### The problem
Quote every line of the data below as it stands, omitting pictures.
───── Dataset content ─────
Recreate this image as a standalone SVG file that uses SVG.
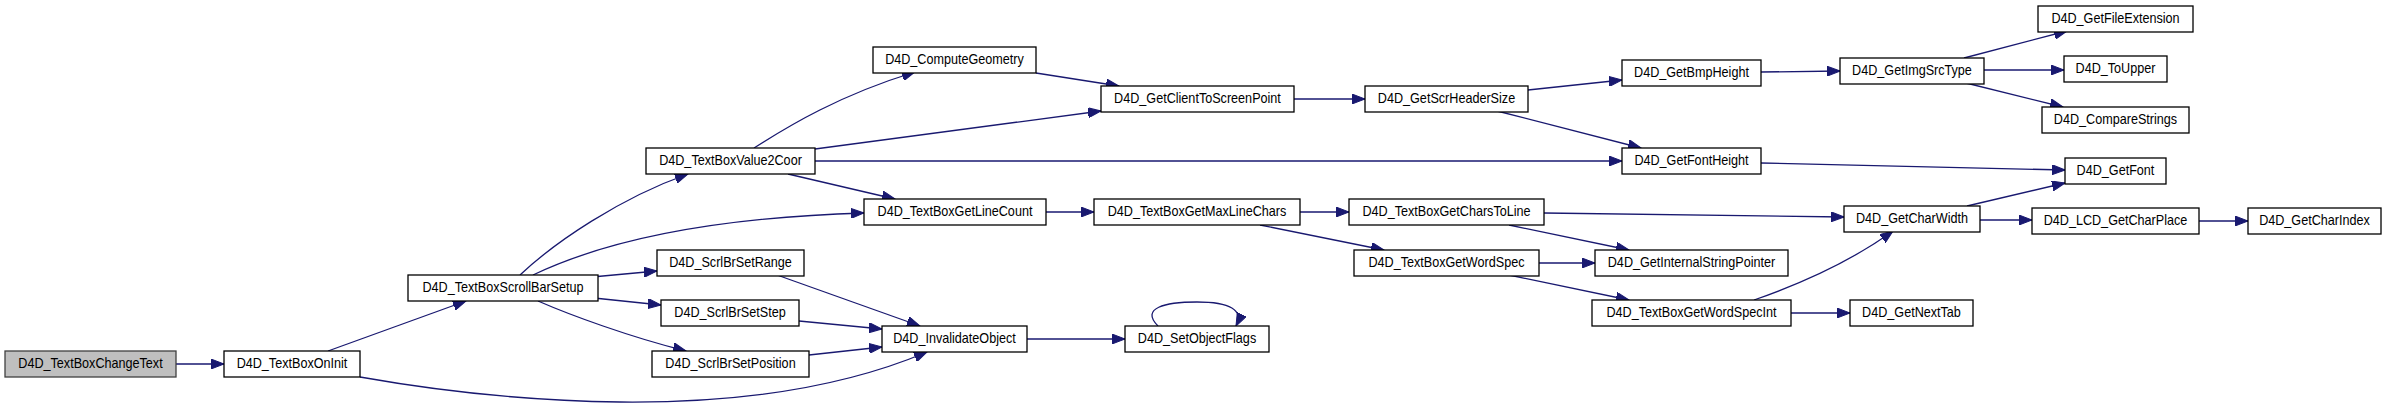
<svg xmlns="http://www.w3.org/2000/svg" width="2387" height="409" viewBox="0 0 2387 409">
<style>
.n rect{fill:#ffffff;stroke:#000000;stroke-width:1.3}
.n text{font-family:"Liberation Sans",Arial,sans-serif;font-size:14.5px;text-anchor:middle;fill:#000000}
#n1 rect{fill:#bfbfbf;stroke:#404040}
.e path{fill:none;stroke:#191970;stroke-width:1.3;marker-end:url(#ah)}
</style>
<defs>
<marker id="ah" markerUnits="userSpaceOnUse" markerWidth="14" markerHeight="10" refX="13" refY="5" orient="auto">
<path d="M0,0 L13,5 L0,10 z" fill="#191970" stroke="#191970" stroke-width="1"/>
</marker>
</defs>
<rect x="0" y="0" width="2387" height="409" fill="#ffffff"/>
<g id="edges" class="e">
<path d="M176,364 L224,364"/>
<path d="M328,351 L466,301"/>
<path d="M360,377 C450,393 540,401 620,402 C720,403 830,393 927,352"/>
<path d="M520,275 C555,242 620,198 688,174"/>
<path d="M533,275 C600,243 700,218 864,213"/>
<path d="M592,277 L657,271"/>
<path d="M594,298 L661,305"/>
<path d="M538,301 C570,315 630,337 686,351"/>
<path d="M754,148 C790,125 840,95 915,72"/>
<path d="M815,149 L1101,111"/>
<path d="M815,161 L1622,161"/>
<path d="M788,174 L895,199"/>
<path d="M1036,73 L1119,86"/>
<path d="M1294,99 L1365,99"/>
<path d="M1528,90 L1622,80"/>
<path d="M1497,111 L1641,148"/>
<path d="M1761,72 L1840,71"/>
<path d="M1964,58 L2067,31"/>
<path d="M1984,70 L2064,70"/>
<path d="M1966,83 L2063,107"/>
<path d="M1761,163 L2065,170"/>
<path d="M1046,212 L1094,212"/>
<path d="M1300,212 L1349,212"/>
<path d="M1260,225 L1384,250"/>
<path d="M1544,213 L1844,217"/>
<path d="M1509,225 L1629,250"/>
<path d="M1539,263 L1595,263"/>
<path d="M1509,275 L1629,300"/>
<path d="M1754,300 C1800,284 1850,262 1893,231"/>
<path d="M1791,313 L1850,313"/>
<path d="M1967,206 L2065,183"/>
<path d="M1980,220 L2032,220"/>
<path d="M2199,221 L2248,221"/>
<path d="M777,275 L920,326"/>
<path d="M799,321 L882,329"/>
<path d="M809,355 L882,347"/>
<path d="M1027,339 L1125,339"/>
<path d="M1158,326 C1140,308 1165,302 1197,302 C1230,302 1244,310 1236,326"/>
</g>
<g id="n1" class="n"><rect x="5" y="351" width="171" height="26"/><text transform="scale(0.87 1)" x="104.02" y="368.5">D4D_TextBoxChangeText</text></g>
<g id="n2" class="n"><rect x="224" y="351" width="136" height="26"/><text transform="scale(0.87 1)" x="335.63" y="368.5">D4D_TextBoxOnInit</text></g>
<g id="n3" class="n"><rect x="408" y="275" width="190" height="26"/><text transform="scale(0.87 1)" x="578.16" y="292.5">D4D_TextBoxScrollBarSetup</text></g>
<g id="n4" class="n"><rect x="646" y="148" width="169" height="26"/><text transform="scale(0.87 1)" x="839.66" y="165.5">D4D_TextBoxValue2Coor</text></g>
<g id="n5" class="n"><rect x="873" y="47" width="163" height="26"/><text transform="scale(0.87 1)" x="1097.13" y="64.5">D4D_ComputeGeometry</text></g>
<g id="n6" class="n"><rect x="1101" y="86" width="193" height="26"/><text transform="scale(0.87 1)" x="1376.44" y="103.5">D4D_GetClientToScreenPoint</text></g>
<g id="n7" class="n"><rect x="1365" y="86" width="163" height="26"/><text transform="scale(0.87 1)" x="1662.64" y="103.5">D4D_GetScrHeaderSize</text></g>
<g id="n8" class="n"><rect x="1622" y="60" width="139" height="26"/><text transform="scale(0.87 1)" x="1944.25" y="77.5">D4D_GetBmpHeight</text></g>
<g id="n9" class="n"><rect x="1840" y="58" width="144" height="26"/><text transform="scale(0.87 1)" x="2197.70" y="75.5">D4D_GetImgSrcType</text></g>
<g id="n10" class="n"><rect x="2038" y="6" width="155" height="26"/><text transform="scale(0.87 1)" x="2431.61" y="23.5">D4D_GetFileExtension</text></g>
<g id="n11" class="n"><rect x="2064" y="56" width="103" height="26"/><text transform="scale(0.87 1)" x="2431.61" y="73.5">D4D_ToUpper</text></g>
<g id="n12" class="n"><rect x="2042" y="107" width="147" height="26"/><text transform="scale(0.87 1)" x="2431.61" y="124.5">D4D_CompareStrings</text></g>
<g id="n13" class="n"><rect x="1622" y="148" width="139" height="26"/><text transform="scale(0.87 1)" x="1944.25" y="165.5">D4D_GetFontHeight</text></g>
<g id="n14" class="n"><rect x="2065" y="158" width="101" height="26"/><text transform="scale(0.87 1)" x="2431.61" y="175.5">D4D_GetFont</text></g>
<g id="n15" class="n"><rect x="864" y="199" width="182" height="26"/><text transform="scale(0.87 1)" x="1097.70" y="216.5">D4D_TextBoxGetLineCount</text></g>
<g id="n16" class="n"><rect x="1094" y="199" width="206" height="26"/><text transform="scale(0.87 1)" x="1375.86" y="216.5">D4D_TextBoxGetMaxLineChars</text></g>
<g id="n17" class="n"><rect x="1349" y="199" width="195" height="26"/><text transform="scale(0.87 1)" x="1662.64" y="216.5">D4D_TextBoxGetCharsToLine</text></g>
<g id="n18" class="n"><rect x="1354" y="250" width="185" height="26"/><text transform="scale(0.87 1)" x="1662.64" y="267.5">D4D_TextBoxGetWordSpec</text></g>
<g id="n19" class="n"><rect x="1595" y="250" width="193" height="26"/><text transform="scale(0.87 1)" x="1944.25" y="267.5">D4D_GetInternalStringPointer</text></g>
<g id="n20" class="n"><rect x="1592" y="300" width="199" height="26"/><text transform="scale(0.87 1)" x="1944.25" y="317.5">D4D_TextBoxGetWordSpecInt</text></g>
<g id="n21" class="n"><rect x="1844" y="206" width="136" height="26"/><text transform="scale(0.87 1)" x="2197.70" y="223.5">D4D_GetCharWidth</text></g>
<g id="n22" class="n"><rect x="2032" y="208" width="167" height="26"/><text transform="scale(0.87 1)" x="2431.61" y="225.5">D4D_LCD_GetCharPlace</text></g>
<g id="n23" class="n"><rect x="2248" y="208" width="133" height="26"/><text transform="scale(0.87 1)" x="2660.34" y="225.5">D4D_GetCharIndex</text></g>
<g id="n24" class="n"><rect x="1850" y="300" width="123" height="26"/><text transform="scale(0.87 1)" x="2197.13" y="317.5">D4D_GetNextTab</text></g>
<g id="n25" class="n"><rect x="657" y="250" width="147" height="26"/><text transform="scale(0.87 1)" x="839.66" y="267.5">D4D_ScrlBrSetRange</text></g>
<g id="n26" class="n"><rect x="661" y="300" width="138" height="26"/><text transform="scale(0.87 1)" x="839.08" y="317.5">D4D_ScrlBrSetStep</text></g>
<g id="n27" class="n"><rect x="652" y="351" width="157" height="26"/><text transform="scale(0.87 1)" x="839.66" y="368.5">D4D_ScrlBrSetPosition</text></g>
<g id="n28" class="n"><rect x="882" y="326" width="145" height="26"/><text transform="scale(0.87 1)" x="1097.13" y="343.5">D4D_InvalidateObject</text></g>
<g id="n29" class="n"><rect x="1125" y="326" width="144" height="26"/><text transform="scale(0.87 1)" x="1375.86" y="343.5">D4D_SetObjectFlags</text></g>
</svg>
─────
### Exercise response
Recreate this image as a standalone SVG file that uses SVG.
<svg xmlns="http://www.w3.org/2000/svg" width="2387" height="409" viewBox="0 0 2387 409">
<style>
.n rect{fill:#ffffff;stroke:#000000;stroke-width:1.3}
.n text{font-family:"Liberation Sans",Arial,sans-serif;font-size:14.5px;text-anchor:middle;fill:#000000}
#n1 rect{fill:#bfbfbf;stroke:#404040}
.e path{fill:none;stroke:#191970;stroke-width:1.3;marker-end:url(#ah)}
</style>
<defs>
<marker id="ah" markerUnits="userSpaceOnUse" markerWidth="14" markerHeight="10" refX="13" refY="5" orient="auto">
<path d="M0,0 L13,5 L0,10 z" fill="#191970" stroke="#191970" stroke-width="1"/>
</marker>
</defs>
<rect x="0" y="0" width="2387" height="409" fill="#ffffff"/>
<g id="edges" class="e">
<path d="M176,364 L224,364"/>
<path d="M328,351 L466,301"/>
<path d="M360,377 C450,393 540,401 620,402 C720,403 830,393 927,352"/>
<path d="M520,275 C555,242 620,198 688,174"/>
<path d="M533,275 C600,243 700,218 864,213"/>
<path d="M592,277 L657,271"/>
<path d="M594,298 L661,305"/>
<path d="M538,301 C570,315 630,337 686,351"/>
<path d="M754,148 C790,125 840,95 915,72"/>
<path d="M815,149 L1101,111"/>
<path d="M815,161 L1622,161"/>
<path d="M788,174 L895,199"/>
<path d="M1036,73 L1119,86"/>
<path d="M1294,99 L1365,99"/>
<path d="M1528,90 L1622,80"/>
<path d="M1497,111 L1641,148"/>
<path d="M1761,72 L1840,71"/>
<path d="M1964,58 L2067,31"/>
<path d="M1984,70 L2064,70"/>
<path d="M1966,83 L2063,107"/>
<path d="M1761,163 L2065,170"/>
<path d="M1046,212 L1094,212"/>
<path d="M1300,212 L1349,212"/>
<path d="M1260,225 L1384,250"/>
<path d="M1544,213 L1844,217"/>
<path d="M1509,225 L1629,250"/>
<path d="M1539,263 L1595,263"/>
<path d="M1509,275 L1629,300"/>
<path d="M1754,300 C1800,284 1850,262 1893,231"/>
<path d="M1791,313 L1850,313"/>
<path d="M1967,206 L2065,183"/>
<path d="M1980,220 L2032,220"/>
<path d="M2199,221 L2248,221"/>
<path d="M777,275 L920,326"/>
<path d="M799,321 L882,329"/>
<path d="M809,355 L882,347"/>
<path d="M1027,339 L1125,339"/>
<path d="M1158,326 C1140,308 1165,302 1197,302 C1230,302 1244,310 1236,326"/>
</g>
<g id="n1" class="n"><rect x="5" y="351" width="171" height="26"/><text transform="scale(0.87 1)" x="104.02" y="368.5">D4D_TextBoxChangeText</text></g>
<g id="n2" class="n"><rect x="224" y="351" width="136" height="26"/><text transform="scale(0.87 1)" x="335.63" y="368.5">D4D_TextBoxOnInit</text></g>
<g id="n3" class="n"><rect x="408" y="275" width="190" height="26"/><text transform="scale(0.87 1)" x="578.16" y="292.5">D4D_TextBoxScrollBarSetup</text></g>
<g id="n4" class="n"><rect x="646" y="148" width="169" height="26"/><text transform="scale(0.87 1)" x="839.66" y="165.5">D4D_TextBoxValue2Coor</text></g>
<g id="n5" class="n"><rect x="873" y="47" width="163" height="26"/><text transform="scale(0.87 1)" x="1097.13" y="64.5">D4D_ComputeGeometry</text></g>
<g id="n6" class="n"><rect x="1101" y="86" width="193" height="26"/><text transform="scale(0.87 1)" x="1376.44" y="103.5">D4D_GetClientToScreenPoint</text></g>
<g id="n7" class="n"><rect x="1365" y="86" width="163" height="26"/><text transform="scale(0.87 1)" x="1662.64" y="103.5">D4D_GetScrHeaderSize</text></g>
<g id="n8" class="n"><rect x="1622" y="60" width="139" height="26"/><text transform="scale(0.87 1)" x="1944.25" y="77.5">D4D_GetBmpHeight</text></g>
<g id="n9" class="n"><rect x="1840" y="58" width="144" height="26"/><text transform="scale(0.87 1)" x="2197.70" y="75.5">D4D_GetImgSrcType</text></g>
<g id="n10" class="n"><rect x="2038" y="6" width="155" height="26"/><text transform="scale(0.87 1)" x="2431.61" y="23.5">D4D_GetFileExtension</text></g>
<g id="n11" class="n"><rect x="2064" y="56" width="103" height="26"/><text transform="scale(0.87 1)" x="2431.61" y="73.5">D4D_ToUpper</text></g>
<g id="n12" class="n"><rect x="2042" y="107" width="147" height="26"/><text transform="scale(0.87 1)" x="2431.61" y="124.5">D4D_CompareStrings</text></g>
<g id="n13" class="n"><rect x="1622" y="148" width="139" height="26"/><text transform="scale(0.87 1)" x="1944.25" y="165.5">D4D_GetFontHeight</text></g>
<g id="n14" class="n"><rect x="2065" y="158" width="101" height="26"/><text transform="scale(0.87 1)" x="2431.61" y="175.5">D4D_GetFont</text></g>
<g id="n15" class="n"><rect x="864" y="199" width="182" height="26"/><text transform="scale(0.87 1)" x="1097.70" y="216.5">D4D_TextBoxGetLineCount</text></g>
<g id="n16" class="n"><rect x="1094" y="199" width="206" height="26"/><text transform="scale(0.87 1)" x="1375.86" y="216.5">D4D_TextBoxGetMaxLineChars</text></g>
<g id="n17" class="n"><rect x="1349" y="199" width="195" height="26"/><text transform="scale(0.87 1)" x="1662.64" y="216.5">D4D_TextBoxGetCharsToLine</text></g>
<g id="n18" class="n"><rect x="1354" y="250" width="185" height="26"/><text transform="scale(0.87 1)" x="1662.64" y="267.5">D4D_TextBoxGetWordSpec</text></g>
<g id="n19" class="n"><rect x="1595" y="250" width="193" height="26"/><text transform="scale(0.87 1)" x="1944.25" y="267.5">D4D_GetInternalStringPointer</text></g>
<g id="n20" class="n"><rect x="1592" y="300" width="199" height="26"/><text transform="scale(0.87 1)" x="1944.25" y="317.5">D4D_TextBoxGetWordSpecInt</text></g>
<g id="n21" class="n"><rect x="1844" y="206" width="136" height="26"/><text transform="scale(0.87 1)" x="2197.70" y="223.5">D4D_GetCharWidth</text></g>
<g id="n22" class="n"><rect x="2032" y="208" width="167" height="26"/><text transform="scale(0.87 1)" x="2431.61" y="225.5">D4D_LCD_GetCharPlace</text></g>
<g id="n23" class="n"><rect x="2248" y="208" width="133" height="26"/><text transform="scale(0.87 1)" x="2660.34" y="225.5">D4D_GetCharIndex</text></g>
<g id="n24" class="n"><rect x="1850" y="300" width="123" height="26"/><text transform="scale(0.87 1)" x="2197.13" y="317.5">D4D_GetNextTab</text></g>
<g id="n25" class="n"><rect x="657" y="250" width="147" height="26"/><text transform="scale(0.87 1)" x="839.66" y="267.5">D4D_ScrlBrSetRange</text></g>
<g id="n26" class="n"><rect x="661" y="300" width="138" height="26"/><text transform="scale(0.87 1)" x="839.08" y="317.5">D4D_ScrlBrSetStep</text></g>
<g id="n27" class="n"><rect x="652" y="351" width="157" height="26"/><text transform="scale(0.87 1)" x="839.66" y="368.5">D4D_ScrlBrSetPosition</text></g>
<g id="n28" class="n"><rect x="882" y="326" width="145" height="26"/><text transform="scale(0.87 1)" x="1097.13" y="343.5">D4D_InvalidateObject</text></g>
<g id="n29" class="n"><rect x="1125" y="326" width="144" height="26"/><text transform="scale(0.87 1)" x="1375.86" y="343.5">D4D_SetObjectFlags</text></g>
</svg>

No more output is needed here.